Monday, September 21, 2009

Hello again!
Sorry I've been a bit lagging in my posting. Turns out I've actually gotten a bit busy, and now I have real things to do, like figuring out lesson plans and what not. Silly. I guess since the last time I posted, I have actually started teaching. I am teaching Junior 1, the equivalent of 7th grade. My students are 11, 12, and 13, and mostly adorable. The first week was a lot of fun. I mostly just talked about where I was from and showed them a lot of pictures from home. They were all totally enthralled, though I feel like they may have only understood about half of what I said. The level of English of my students is varied, but all around a bit lower than I originally had thought it might be. It's hard trying to figure out what they know and what they don't. I'll think something will be difficult, and then it turns out they get it in seconds. But then other things go straight over their head. I think it'll just take more time to really fine-tune my lessons. My first week of class we had teacher's day, which is a day in China where all the students honor their teachers. So either before or after class all the students in the class would stand and say "happy teacher's day" in unison. It was rather sweet. They also gave me gifts, like a flower and a pencil holder and a couple of cards. Which was nice considering some of the students hadn't even had me as a teacher yet at that point. It does get a bit exhausting though. At least I only teach one lesson plan a week- 22 different times. And I have over 600 students. So that part is a bit rough. At least the students are all different and help keep things interesting.

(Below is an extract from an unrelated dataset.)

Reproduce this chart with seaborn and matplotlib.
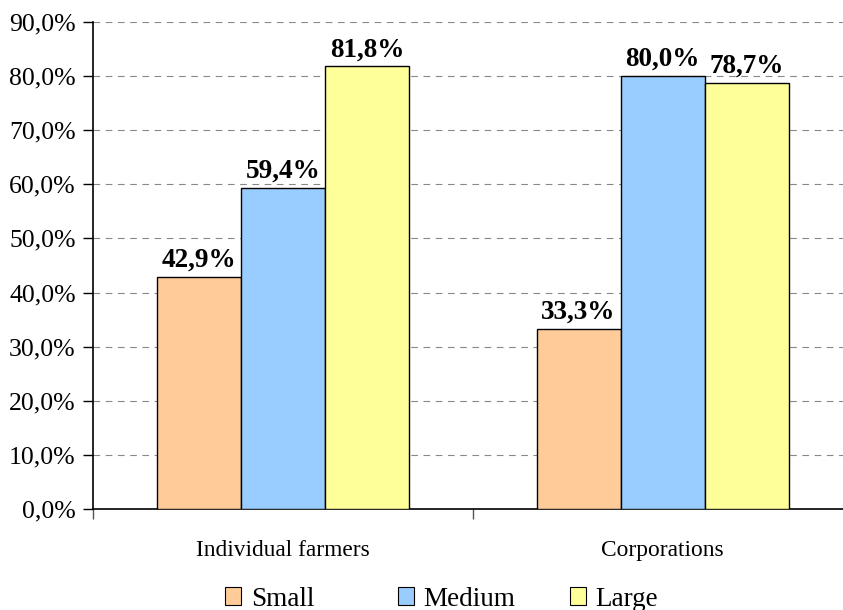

Okay, enough about that, time to talk about something else...A couple of weekends ago all us foreign teachers attended a huge mass wedding at one of the other campuses. Fourteen couples (all teachers in the Zhengzhou Foreign Language School complex) tied the knot in the most confetti filled wedding I have ever seen. I don't have too much to say about the ceremony. The dresses were white and huge, the hair was huge, glitter was quite liberally applied, and I believe an entire backstreet boys album was played at least twice during the course of the ceremony. It reminded me a lot of an 80's prom, but perhaps a little tackier and with more bowing. My opinion of the whole affair might also have been influenced by the fact that I understood about 0% of what was going on. Still, it was fun. The reception,though, is where things really got interesting. I had my first shots of "bijo" (this is how you pronounce it, I don't know how to spell it.) This is a rice alcohol of a similar potency as everclear, and tastes worse, and unfortunately there are many traditions that make you drink it against your will. Such as, if someone of authority toasts you, you must toast back, and you cannot stop drinking until he stops (if these rules are wrong, I apologize. There were a lot of them, and they were explained to me while drinking large quantities of the aforementioned liquor. Consequently, some of the details are a bit fuzzy.) We also were served fish, which we spun on the table, and whoever the head pointed to had to take four shots, and the two people the tail pointed to had to take six. Guess who was one of the lucky ones on the tail end. You guessed it. Consequently, this was also the first night I learned what bijo tastes like when it comes back up.

The dinner at the reception was similarly interesting. We were served (and I'm not making this up): chicken feet and heads, tripe (pig intestine stuffed with vegetables), congealed duck blood and duck intestine soup, and donkey meat. Also cucumbers, and some thing I was told was fruit. I didn't eat anything but the cucumbers and fruit, and also one piece of the duck blood (which was a similar texture as tofu, but a rather different flavor.)

Well, this is getting long, and I don't have many more interesting things to say. Mostly I've just been working and being lame. We haven't had the chance to do any other travelling yet, because we haven't really had time, and also our passports were taken so that they could obtain us our residence permits. We are finally supposed to be getting them back later this week. Then I'll finally be able to leave the city without fear of deportation. Which will be nice. Hope all is well at home, and that you all are enjoying the fall weather. It's been pretty cool and really rainy here. Though I haven't seen any evidence of any trees changing color. I'm not sure if that's something that happens here or not. It's likely with all the pollution the leaves just turn brown...I guess I'll find out!